What I'm attempting to articulate is that I define justice much in the same way Harvard Professor Michael Sandal defined justice in an interview with Charlie Rose back in 2009. When asked the question, "what is justice?" Professor Sandal responded by invoking the great Aristotle, he said, "how a society should distribute honor and recognition is at the heart of justice."

Professor Sandal (via Aristotle) is precisely right. Justice is how a society figures out who deserves what. However, I would unpack that concept a little more and suggest that justice involves two essential components. The first is the mechanism that adjudicates who deserves what and the second component is the system that ensures whatever it is one is due (honor, recognition, etc.) he/she gets it.

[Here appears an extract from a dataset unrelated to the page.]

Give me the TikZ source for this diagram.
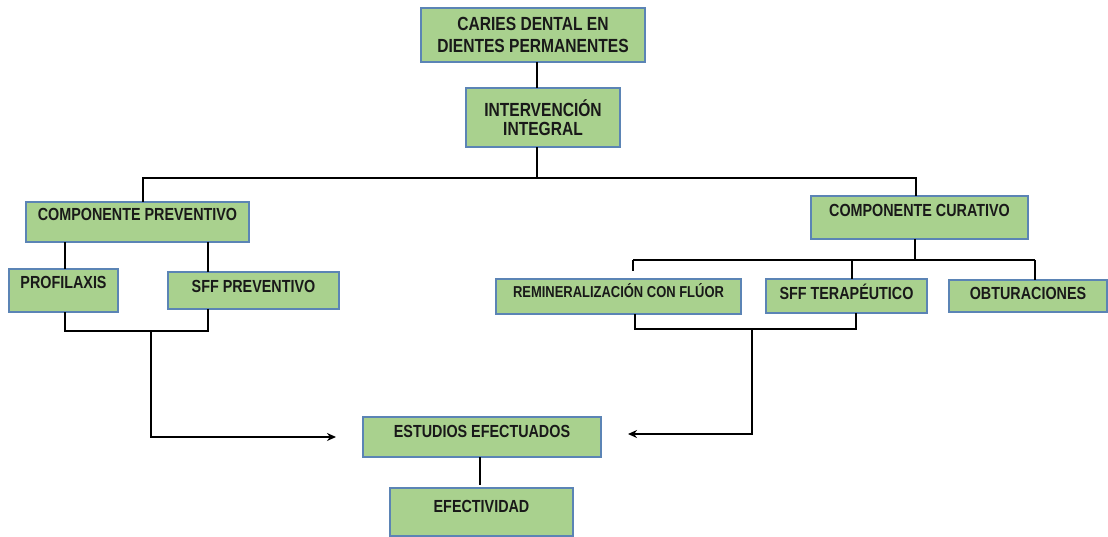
\documentclass[tikz,border=0pt]{standalone}
\usepackage{fontspec}
\setmainfont{Liberation Sans}[FakeStretch=0.82]
\usetikzlibrary{arrows.meta}

\begin{document}
\begin{tikzpicture}[x=1pt, y=-1pt,
  box/.style={draw=boxborder, fill=boxfill, line width=1.1pt, anchor=north west,
    inner sep=0pt, outer sep=0pt, text=black!90,
    font=\bfseries\fontsize{17.5}{21}\selectfont},
  tbox/.style 2 args={box, text height=#1pt, text depth=#2pt},
  link/.style={line width=2.4pt, draw=black},
  flow/.style={link, -{Stealth[length=9pt, width=8pt]}}]
  % Define colors
  \definecolor{boxfill}{HTML}{A9D18E}
  \definecolor{boxborder}{HTML}{5B84B5}

  \useasboundingbox (0,0) rectangle (1108,537);

  % Title boxes
  \node[box, minimum width=224pt, minimum height=54pt, align=center,
    font=\bfseries\fontsize{19}{22}\selectfont] (caries) at (421,8) {CARIES DENTAL EN\\DIENTES PERMANENTES};
  \node[box, minimum width=154pt, minimum height=59pt, align=center,
    font=\bfseries\fontsize{19}{18.5}\selectfont] (interv) at (466,88) {INTERVENCIÓN\\INTEGRAL};

  % Preventive branch
  \node[tbox={19}{21}, minimum width=223pt] (prev) at (26,202) {COMPONENTE PREVENTIVO};
  \node[tbox={20}{23}, minimum width=109pt] (prof) at (9,269) {PROFILAXIS};
  \node[tbox={20}{17}, minimum width=171pt] (sffp) at (168,272) {SFF PREVENTIVO};

  % Curative branch
  \node[tbox={21}{22}, minimum width=217pt] (cura) at (811,196) {COMPONENTE CURATIVO};
  \node[tbox={19}{16}, minimum width=245pt, font=\bfseries\fontsize{15.8}{18}\selectfont] (remin) at (496,279) {REMINERALIZACIÓN CON FLÚOR};
  \node[tbox={20}{14}, minimum width=161pt] (sfft) at (766,279) {SFF TERAPÉUTICO};
  \node[tbox={19}{13}, minimum width=158pt] (obt) at (949,280) {OBTURACIONES};

  % Results
  \node[tbox={20}{20}, minimum width=238pt] (estud) at (363,417) {ESTUDIOS EFECTUADOS};
  \node[tbox={24}{24}, minimum width=183pt] (efect) at (390,488) {EFECTIVIDAD};

  % Junction points
  \coordinate (trunk) at (537,178);
  \coordinate (hubL) at (143,178);
  \coordinate (hubR) at (916,178);
  \coordinate (prevL) at (65,331);
  \coordinate (prevR) at (208,331);
  \coordinate (prevM) at (151,331);
  \coordinate (curaM) at (915,260);
  \coordinate (curaL) at (633,260);
  \coordinate (curaC) at (852,260);
  \coordinate (curaR) at (1035,260);
  \coordinate (remL) at (635,329);
  \coordinate (remR) at (856,329);
  \coordinate (remM) at (752,329);
  \coordinate (stem) at (480,457);

  % Main trunk
  \draw[link] (caries.south -| trunk) -- (interv.north -| trunk);
  \draw[link] (interv.south -| trunk) -- (trunk);
  \draw[link] (prev.north -| hubL) -- (hubL) -- (hubR) -- (cura.north -| hubR);

  % Preventive connectors
  \draw[link] (prev.south -| prevL) -- (prof.north -| prevL);
  \draw[link] (prev.south -| prevR) -- (sffp.north -| prevR);
  \draw[link] (prof.south -| prevL) -- (prevL) -- (prevR) -- (sffp.south -| prevR);
  \draw[flow] (prevM) |- ([xshift=-27pt]estud.west);

  % Curative connectors
  \draw[link] (cura.south -| curaM) -- (curaM);
  \draw[link] (curaL) -- (curaR);
  \draw[link] (curaL) -- ([yshift=8pt]remin.north -| curaL);
  \draw[link] (curaC) -- (sfft.north -| curaC);
  \draw[link] (curaR) -- (obt.north -| curaR);
  \draw[link] (remin.south -| remL) -- (remL) -- (remR) -- (sfft.south -| remR);
  \draw[flow] (remM) |- ([xshift=27pt, yshift=3pt]estud.east);

  % Results link
  \draw[link] (estud.south -| stem) -- ([yshift=3pt]efect.north -| stem);
\end{tikzpicture}
\end{document}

Moreover, I would add that Justice involves not only rewarding individuals with honor and recognition, but also punishing those who've behaved badly and/or committed a crime.

So to recap, Justice is rendered after a community-generated apparatus determines the reward/punishment one is due and that reward/punishment is carried out by a community-generated system.

To make that definition a little less abstract; perhaps, it would be helpful to point to the justice system in the United States. The apparatus that adjudicates who deserves what, in the context of those facing criminal charges, is the U.S. court system and the system that delivers the punishment is the legal system and, by extension, the prison system.

As for how one is receives honor and recognition in modern society, this is a little less clear. In academic settings, one receives diplomas and awards etc. But in a capitalistic society, honor and recognition are often bestowed on, arguably, the wrong people. That is to say, a society that values money and commerce over integrity and honesty has a sense of justice that is skewed to favor the healthy over the sick, the rich over the poor, and the haves over the have-nots.

We see this today in America where we live by the golden rule: those who have the gold make the rules. If one has money he/she can buy all the honor and recognition he/she wants.

It was the King in Hamlet who said, "In the corrupted currents of this world / Offence's gilded hand may shove by justice, / And oft 'tis seen the wicked prize itself / Buys out the law" (Act III, Scene III).